What would you like to change?

> FFmpeg linked with object generated from asm code I posted is 5% faster
> (mp3 -> wav) on the real 68060 compared to default GCC asm code from
> longlong.h.
> 
> This audio decoder uses MULH:
> 
> http://gnunet.org/libextractor/doxygen/html/mpegaudiodec_8c-source.html
> 
> I want:
> 
> 1. use the code which I posted as an inline, but I don't know how to inline
> it correctly

There is a complete worked example just here, that Ian posted, with almost
exactly the same arguments.  Can't you use it as a model?
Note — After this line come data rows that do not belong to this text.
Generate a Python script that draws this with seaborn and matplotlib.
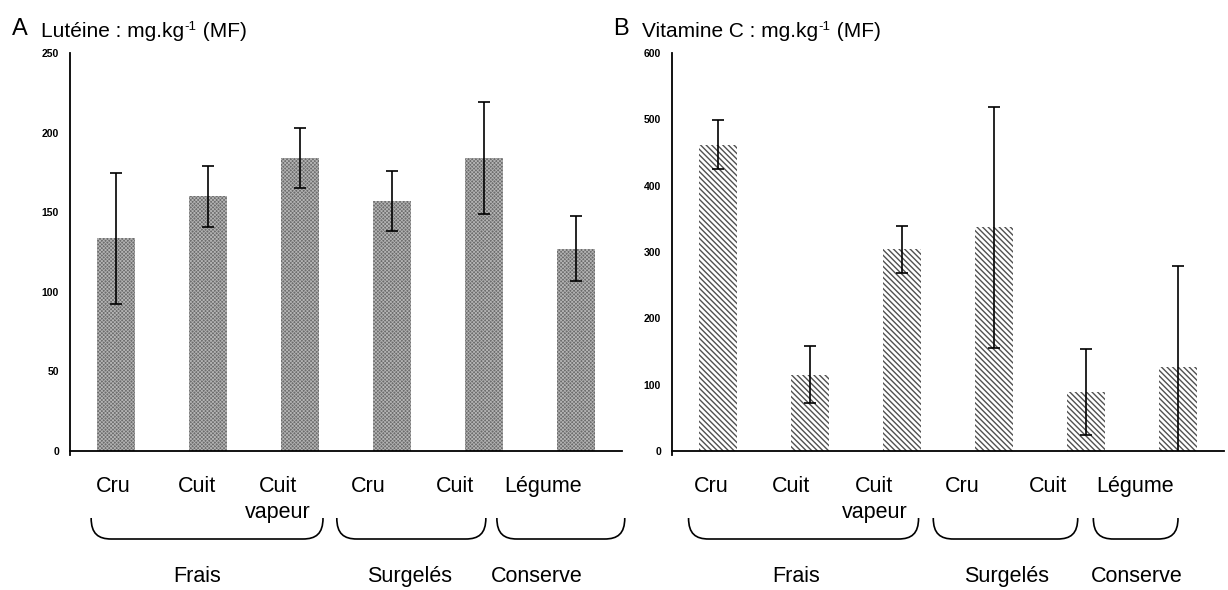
import matplotlib
matplotlib.use("Agg")
import matplotlib.pyplot as plt
from matplotlib.path import Path
from matplotlib.patches import PathPatch
from matplotlib.transforms import blended_transform_factory
import seaborn as sns
import pandas as pd

# ---- data ----
conditions = ["Cru", "Cuit", "Cuit\nvapeur", "Cru", "Cuit", "Légume"]
groups = ["Frais", "Surgelés", "Conserve"]
keys = ["frais_cru", "frais_cuit", "frais_vapeur", "surg_cru", "surg_cuit", "conserve"]

lutein_mean = [133.5, 160, 184, 157, 184, 127]
lutein_err = [41, 19, 19, 19, 35, 20.5]

vitc_mean = [462, 115, 304, 337, 89, 127]
vitc_err = [37, 43, 35, 182, 65, 152]

sns.set_theme(style="white")
plt.rcParams["font.family"] = ["Liberation Sans", "DejaVu Sans"]
plt.rcParams["text.color"] = "black"
plt.rcParams["ytick.color"] = "black"

W, H = 1228, 590
fig = plt.figure(figsize=(W / 100, H / 100), dpi=100)

def fx(px):
    return px / W

def fy(py):
    return (H - py) / H

axA = fig.add_axes([fx(70), fy(451), fx(552), 398 / H])
axB = fig.add_axes([fx(672), fy(451), fx(552), 398 / H])


def draw_panel(ax, means, errs, ymax, ystep, style):
    hlw = 0.55 if style == "check" else 1.0
    with plt.rc_context({"hatch.linewidth": hlw}):
        df = pd.DataFrame({"cond": keys, "val": means})
        sns.barplot(data=df, x="cond", y="val", order=keys, width=0.42,
                    errorbar=None, ax=ax)
        for p in ax.patches:
            if style == "check":
                p.set_facecolor("#6c6c6c")
                p.set_edgecolor("#b4b4b4")
                p.set_hatch("xxxxxxxxx")
            else:
                p.set_facecolor("white")
                p.set_edgecolor("#505050")
                p.set_hatch("\\\\\\\\\\\\")
            p.set_linewidth(0)
            if hasattr(p, "set_hatch_linewidth"):
                p.set_hatch_linewidth(hlw)
    ax.errorbar(range(len(means)), means, yerr=errs, fmt="none",
                ecolor="black", elinewidth=1.2, capsize=4, capthick=1.2)
    ax.set_xlim(-0.5, len(means) - 0.5)
    ax.set_ylim(0, ymax)
    ax.set_yticks(range(0, ymax + 1, ystep))
    ax.set_xticks([])
    ax.set_xlabel("")
    ax.set_ylabel("")
    for s in ["top", "right"]:
        ax.spines[s].set_visible(False)
    for s in ["left", "bottom"]:
        ax.spines[s].set_linewidth(1.3)
        ax.spines[s].set_color("black")
    ax.spines["left"].set_bounds(-ymax * 0.01, ymax)
    ax.tick_params(axis="y", direction="out", length=4, width=1.3,
                   pad=4, labelsize=7.5, colors="black")
    for t in ax.get_yticklabels():
        t.set_fontweight("bold")


def draw_labels(ax, label_offsets, braces, group_x):
    tr = blended_transform_factory(ax.transData, fig.transFigure)
    for i, (lab, off) in enumerate(zip(conditions, label_offsets)):
        ax.text(i + off, fy(476), lab, transform=tr, ha="center", va="top",
                fontsize=15.5, linespacing=1.3, clip_on=False, color="black")
    ytop, ybot = fy(518), fy(539)
    r = 0.22
    for (x0, x1) in braces:
        verts = [(x0, ytop), (x0, ybot + (ytop - ybot) * 0.25),
                 (x0 + r * 0.35, ybot), (x0 + r, ybot),
                 (x1 - r, ybot),
                 (x1 - r * 0.35, ybot), (x1, ybot + (ytop - ybot) * 0.25),
                 (x1, ytop)]
        codes = [Path.MOVETO, Path.CURVE4, Path.CURVE4, Path.CURVE4,
                 Path.LINETO, Path.CURVE4, Path.CURVE4, Path.CURVE4]
        ax.add_patch(PathPatch(Path(verts, codes), transform=tr, fill=False,
                               edgecolor="black", linewidth=1.2,
                               clip_on=False))
    for g, gx in zip(groups, group_x):
        ax.text(gx, fy(582), g, transform=tr, ha="center", va="baseline",
                fontsize=15.5, clip_on=False, color="black")


draw_panel(axA, lutein_mean, lutein_err, 250, 50, "check")
draw_panel(axB, vitc_mean, vitc_err, 600, 100, "stripe")

draw_labels(axA, [-0.03, -0.12, -0.24, -0.26, -0.32, -0.36],
            [(-0.27, 2.25), (2.40, 4.02), (4.14, 5.53)],
            [(197 - 70) / 92 - 0.5, (410 - 70) / 92 - 0.5, (537 - 70) / 92 - 0.5])
draw_labels(axB, [-0.07, -0.21, -0.30, -0.35, -0.41, -0.47],
            [(-0.32, 2.18), (2.34, 3.91), (4.08, 5.0)],
            [(796 - 672) / 92 - 0.5, (1007 - 672) / 92 - 0.5, (1137 - 672) / 92 - 0.5])


# panel titles: unit with a raised "-1" exponent
def unit_title(x_px, letter, name):
    fig.text(fx(x_px - 29), fy(35), letter, fontsize=17, va="baseline", ha="left")
    renderer = fig.canvas.get_renderer()
    t1 = fig.text(fx(x_px), fy(37), name + " : mg.kg", fontsize=15,
                  va="baseline", ha="left")
    bb = t1.get_window_extent(renderer)
    t2 = fig.text(bb.x1 / W + 0.0005, fy(37) + 7 / H, "-1", fontsize=9.5,
                  va="baseline", ha="left")
    bb2 = t2.get_window_extent(renderer)
    fig.text(bb2.x1 / W + 0.0005, fy(37), " (MF)", fontsize=15,
             va="baseline", ha="left")


unit_title(41, "A", "Lutéine")
unit_title(642, "B", "Vitamine C")

fig.savefig("out.png", dpi=100, facecolor="white")
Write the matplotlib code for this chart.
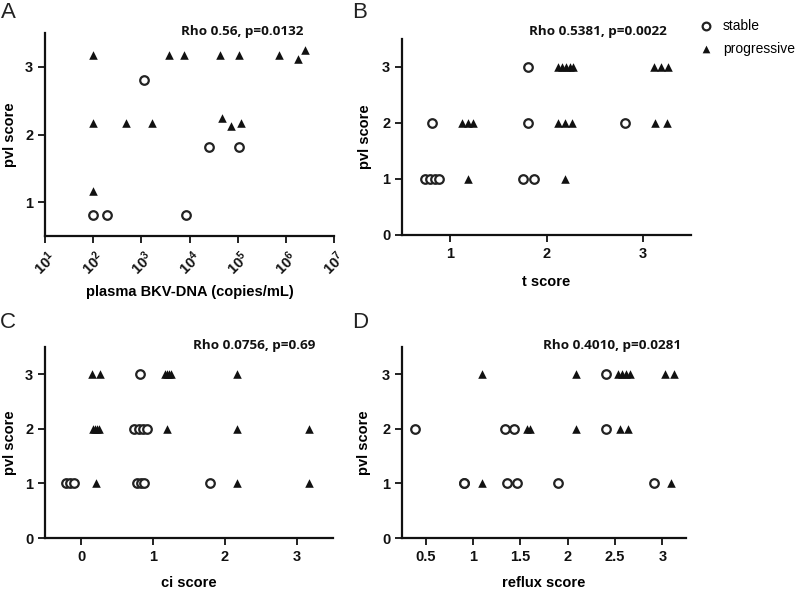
import matplotlib.pyplot as plt

# panel A : plasma BKV-DNA vs pvl score
A_stable_x = [100, 195, 1120, 8500, 26000, 105000]
A_stable_y = [0.81, 0.81, 2.80, 0.81, 1.81, 1.81]
A_prog_x = [100, 100, 100, 480, 1700, 3700, 7800, 43000, 47000, 72000,
            105000, 118000, 720000, 1780000, 2450000]
A_prog_y = [3.17, 2.17, 1.17, 2.17, 2.17, 3.17, 3.17, 3.17, 2.24, 2.12,
            3.17, 2.17, 3.17, 3.11, 3.25]

# panel B : t score
B_stable_x = [0.74, 0.79, 0.84, 0.88, 0.81, 1.81, 1.81, 1.76, 1.87, 2.81]
B_stable_y = [1, 1, 1, 1, 2, 3, 2, 1, 1, 2]
B_prog_x = [1.19, 1.12, 1.18, 1.24, 2.12, 2.16, 2.20, 2.24, 2.28,
            2.12, 2.19, 2.26, 2.19, 3.12, 3.19, 3.26, 3.13, 3.25]
B_prog_y = [1, 2, 2, 2, 3, 3, 3, 3, 3,
            2, 2, 2, 1, 3, 3, 3, 2, 2]

# panel C : ci score
C_stable_x = [-0.21, -0.15, -0.10, 0.78, 0.83, 0.88, 0.74, 0.80, 0.86, 0.92, 0.82, 1.79]
C_stable_y = [1, 1, 1, 1, 1, 1, 2, 2, 2, 2, 3, 1]
C_prog_x = [0.15, 0.27, 0.16, 0.19, 0.22, 0.25, 0.21, 1.16, 1.19, 1.22, 1.25,
            1.19, 2.16, 2.16, 2.16, 3.16, 3.16]
C_prog_y = [3, 3, 2, 2, 2, 2, 1, 3, 3, 3, 3,
            2, 3, 2, 1, 2, 1]

# panel D : reflux score
D_stable_x = [0.39, 0.90, 0.91, 1.34, 1.43, 1.36, 1.46, 1.90, 2.40, 2.40, 2.91]
D_stable_y = [2, 1, 1, 2, 2, 1, 1, 1, 3, 2, 1]
D_prog_x = [1.09, 1.09, 1.57, 1.60, 2.09, 2.09, 2.53, 2.57, 2.62, 2.66,
            2.55, 2.64, 3.03, 3.12, 3.09]
D_prog_y = [3, 1, 2, 2, 3, 2, 3, 3, 3, 3,
            2, 2, 3, 3, 1]

rho_txt = ["Rho 0.56, p=0.0132", "Rho 0.5381, p=0.0022",
           "Rho 0.0756, p=0.69", "Rho 0.4010, p=0.0281"]
xlabels = ["plasma BKV-DNA (copies/mL)", "t score", "ci score", "reflux score"]
letters = ["A", "B", "C", "D"]

plt.rcParams['font.family'] = 'Liberation Sans'
plt.rcParams['mathtext.fontset'] = 'custom'
plt.rcParams['mathtext.rm'] = 'Liberation Sans:bold'
plt.rcParams['mathtext.bf'] = 'Liberation Sans:bold'
plt.rcParams['mathtext.default'] = 'bf'

fig = plt.figure(figsize=(8, 5.91), dpi=100)
W, H = 800., 591.

def px_axes(l, t, r, b):
    return fig.add_axes([l/W, 1-b/H, (r-l)/W, (b-t)/H])

axA = px_axes(45, 33, 334, 236)
axB = px_axes(402, 39, 691, 235)
axC = px_axes(45, 347, 333, 538)
axD = px_axes(402, 347, 686, 538)
axes = [axA, axB, axC, axD]
data = [(A_stable_x, A_stable_y, A_prog_x, A_prog_y),
        (B_stable_x, B_stable_y, B_prog_x, B_prog_y),
        (C_stable_x, C_stable_y, C_prog_x, C_prog_y),
        (D_stable_x, D_stable_y, D_prog_x, D_prog_y)]

# label positions in axes coords (ylabel x, xlabel y)
ylab_x = [-0.121, -0.128, -0.122, -0.134]
xlab_y = [-0.276, -0.24, -0.236, -0.236]

for k, (ax, (sx, sy, px, py), xl) in enumerate(zip(axes, data, xlabels)):
    ax.scatter(sx, sy, s=38, facecolors='white', edgecolors='#222222',
               linewidths=1.6, marker='o', label='stable', zorder=3)
    ax.scatter(px, py, s=38, c='#111111', marker='^', linewidths=0,
               label='progressive', zorder=3)
    for sp in ['top', 'right']:
        ax.spines[sp].set_visible(False)
    for sp in ['left', 'bottom']:
        ax.spines[sp].set_linewidth(1.6)
        ax.spines[sp].set_color('#111111')
    ax.tick_params(direction='out', length=5, width=1.3, labelsize=10.5,
                   colors='#111111')
    ax.set_ylabel("pvl score", fontsize=10.5, fontweight='bold', va='center')
    ax.set_xlabel(xl, fontsize=10.5, fontweight='bold', va='center')
    ax.yaxis.set_label_coords(ylab_x[k], 0.5)
    ax.xaxis.set_label_coords(0.5, xlab_y[k])

# panel A log axis
axA.set_xscale('log')
axA.set_xlim(10, 1e7)
axA.set_ylim(0.5, 3.5)
axA.set_yticks([1, 2, 3])
axA.set_xticks([10**k for k in range(1, 8)])
axA.set_xticklabels([r'$10^{%d}$' % k for k in range(1, 8)], rotation=45,
                    fontsize=10.5)
axA.tick_params(axis='x', which='minor', direction='out', length=4, width=1.1)

axB.set_xlim(0.5, 3.5)
axB.set_ylim(0, 3.5)
axB.set_xticks([1, 2, 3])
axB.set_yticks([0, 1, 2, 3])

axC.set_xlim(-0.5, 3.5)
axC.set_ylim(0, 3.5)
axC.set_xticks([0, 1, 2, 3])
axC.set_yticks([0, 1, 2, 3])

axD.set_xlim(0.25, 3.25)
axD.set_ylim(0, 3.5)
axD.set_xticks([0.5, 1, 1.5, 2, 2.5, 3])
axD.set_xticklabels(['0.5', '1', '1.5', '2', '2.5', '3'])
axD.set_yticks([0, 1, 2, 3])

for ax in axes:
    for lab in ax.get_xticklabels() + ax.get_yticklabels():
        lab.set_fontweight('bold')

# correlation texts
rho_pos = [(242, 32), (598, 32), (254, 345), (612, 345)]
for (x, y), t in zip(rho_pos, rho_txt):
    fig.text(x/W, 1-y/H, t, ha='center', va='center', fontsize=9.7,
             fontweight='bold', family='Open Sans', color='#111111')

# panel letters
let_pos = [(8, 12), (360, 12), (8, 322), (360, 322)]
for (x, y), t in zip(let_pos, letters):
    fig.text(x/W, 1-y/H, t, ha='center', va='center', fontsize=16,
             color='#222222')

handles, labels = axB.get_legend_handles_labels()
fig.legend(handles, labels, loc='upper left', bbox_to_anchor=(698/W, 1-19/H),
           frameon=False, fontsize=10, handletextpad=0.6, handlelength=1.2,
           labelspacing=0.65, borderaxespad=0, borderpad=0, markerscale=0.9)

plt.savefig("out.png", dpi=100)
plt.close()
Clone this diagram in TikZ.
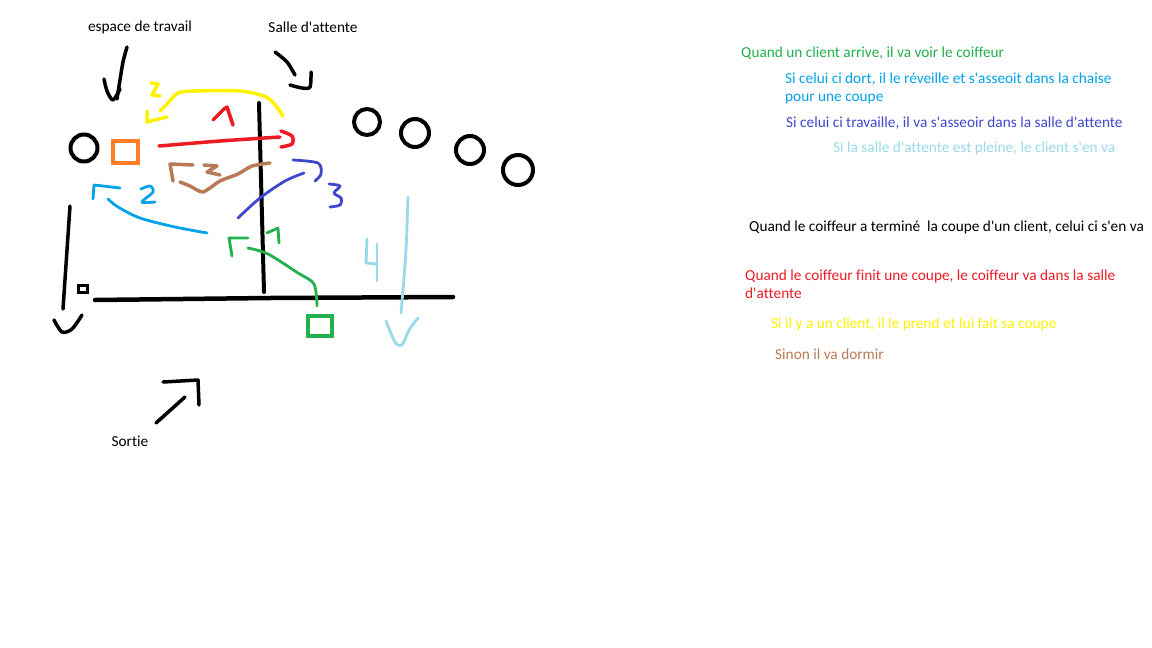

> 2. if the code is faster already with FFmpeg as an external link object, it
> will be even faster when inlined, so maybe default GCC code should be repleaced with code I
> posted?

Sure, but first we need to know why the code you posted is faster.  I can't
immediately see why it should be.

Maybe it's something to do with sign extension.  It's possible that gcc doesn't
use the umul_ppmm inline that Ian posted because you sign extend both args
before multiplying.

This can easily be worked around, but we need to see the code gcc generates.

Andrew.